Interesa destacar que el CT no nació con una dirección o presidencia, sino con una comisión coordinadora formada por 10 subcomisiones, con posibilidades de aumentar, la primera de ellas significativamente llamada encargada del despacho, y que en realidad cumplía las funciones de presidencia del CT. Con esta extraña estructura se garantizaba, según sus fundadores, que no habría una dirección propiamente dicha y que todas las subcomisiones tenían el mismo nivel, igual fueran de asuntos femeniles o juveniles que de organización o de finanzas. Cada seis meses serían elegidas las cabezas de las subcomisiones, incluyendo la encargada del despacho, y se repartían el cargo los mismos, que eran por principio heterogéneos ya que unos eran dirigentes de grandes centrales de trabajadores y otros de sindicatos nacionales de industria y hasta de alianzas de trabajadores específicos como la de tranviarios. Varios de los sindicatos, federaciones y demás eran parte de la poderosa CTM, pero tenían representación separada en el Congreso del Trabajo. Éste fue, por lo tanto, una organización techo que, dicho sea de paso, nunca hizo nada más allá de ejercer un relativo control de unos, los más fuertes, sobre los demás.
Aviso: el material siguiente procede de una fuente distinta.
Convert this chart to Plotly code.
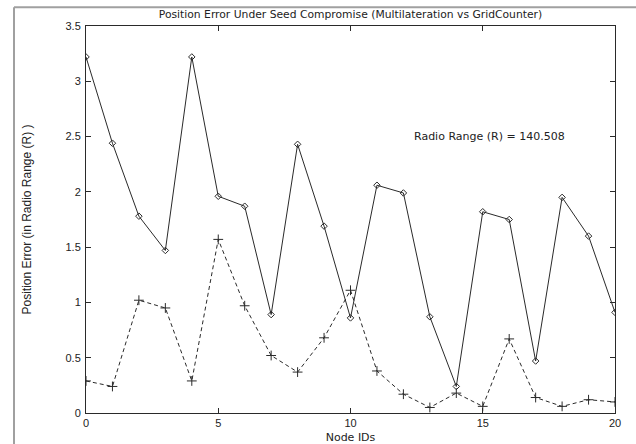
import plotly.graph_objects as go

node_ids = list(range(21))
multilateration = [3.22, 2.44, 1.78, 1.47, 3.22, 1.96, 1.87, 0.89, 2.43, 1.69, 0.86,
                   2.06, 1.99, 0.87, 0.24, 1.82, 1.75, 0.47, 1.95, 1.60, 0.91]
gridcounter = [0.29, 0.24, 1.02, 0.95, 0.29, 1.57, 0.97, 0.52, 0.37, 0.68, 1.11,
               0.38, 0.17, 0.05, 0.18, 0.06, 0.67, 0.14, 0.06, 0.12, 0.10]
x_ticks = [0, 5, 10, 15, 20]
y_ticks = [0, 0.5, 1, 1.5, 2, 2.5, 3, 3.5]

title_text = "Position Error Under Seed Compromise (Multilateration vs GridCounter)"
annotation_text = "Radio Range (R) = 140.508"
x_title = "Node IDs"
y_title = "Position Error (in Radio Range (R) )"

LINE = "#2a2a2a"
FONT = "Liberation Sans"
WIDE = "DejaVu Sans"

fig = go.Figure()
fig.add_trace(go.Scatter(
    x=node_ids, y=multilateration, mode="lines+markers",
    line=dict(color=LINE, width=1),
    marker=dict(symbol="diamond-open", size=5, color=LINE, line=dict(width=1, color=LINE)),
    name="Multilateration", showlegend=False,
))
fig.add_trace(go.Scatter(
    x=node_ids, y=gridcounter, mode="lines+markers",
    line=dict(color=LINE, width=1, dash="4px,3px"),
    marker=dict(symbol="cross-thin-open", size=7, color=LINE, line=dict(width=1, color=LINE)),
    name="GridCounter", showlegend=False,
))

fig.add_annotation(x=15.27, y=2.5, xref="x", yref="y", text=annotation_text,
                   showarrow=False, font=dict(family=WIDE, size=11, color="#222"))

# outer window-like frame (gray), left and top edges
fig.add_shape(type="line", xref="paper", yref="paper", x0=-0.1361, x1=-0.1361, y0=-0.09, y1=1.0483,
              line=dict(color="#a0a0a0", width=2), layer="above")
fig.add_shape(type="line", xref="paper", yref="paper", x0=-0.1361, x1=1.04, y0=1.0483, y1=1.0483,
              line=dict(color="#a0a0a0", width=2), layer="above")

fig.update_layout(
    width=636, height=444,
    margin=dict(l=86, r=21, t=26, b=31),
    paper_bgcolor="white", plot_bgcolor="white",
    font=dict(family=FONT, size=11, color="#222"),
    title=dict(text=title_text, x=0.5, xref="paper", y=1 - 14 / 444, yref="container",
               xanchor="center", yanchor="middle", font=dict(family=WIDE, size=10.75, color="#222")),
    xaxis=dict(range=[0, 20], tickvals=x_ticks, ticks="inside", ticklen=5, tickcolor=LINE,
               showline=True, linecolor=LINE, linewidth=1, mirror="ticks", showgrid=False,
               zeroline=False, automargin=False,
               title=dict(text=x_title, standoff=9, font=dict(family=WIDE, size=11)),
               tickfont=dict(size=11)),
    yaxis=dict(range=[0, 3.5], tickvals=y_ticks, ticks="inside", ticklen=5, tickcolor=LINE,
               showline=True, linecolor=LINE, linewidth=1, mirror="ticks", showgrid=False,
               zeroline=False, automargin=False,
               title=dict(text=y_title, standoff=31, font=dict(size=12)),
               tickfont=dict(size=11), ticklabelstandoff=2),
)

fig.write_html("out.html", config={"displayModeBar": False},
               post_script="document.body.style.margin='0px';")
A 50 años de haberse fundado, con un edificio poco menos que abandonado y un movimiento obrero casi inexistente como tal, el Congreso del Trabajo es una especie de pirámide (derruida) en recuerdo de glorias pasadas que nunca fueron gloriosas, sino más bien lo contrario. Lo mejor que puede ocurrirle a lo que queda en pie del viejo edificio es convertirlo totalmente en estacionamiento u otro negocio, y que le den su administración (con todo y ganancias) a, por ejemplo, una cooperativa formada por los ex trabajadores del Sindicato Mexicano de Electricistas y de Mexicana de Aviación que más lo necesite. Debe recordarse que estos sindicatos participaron en la fundación del CT, el primero como SME y los segundos por la vía de la Asociación Sindical de Pilotos Aviadores (ASPA) y de la Asociación Sindical de Sobrecargos de Aviación (ASSA).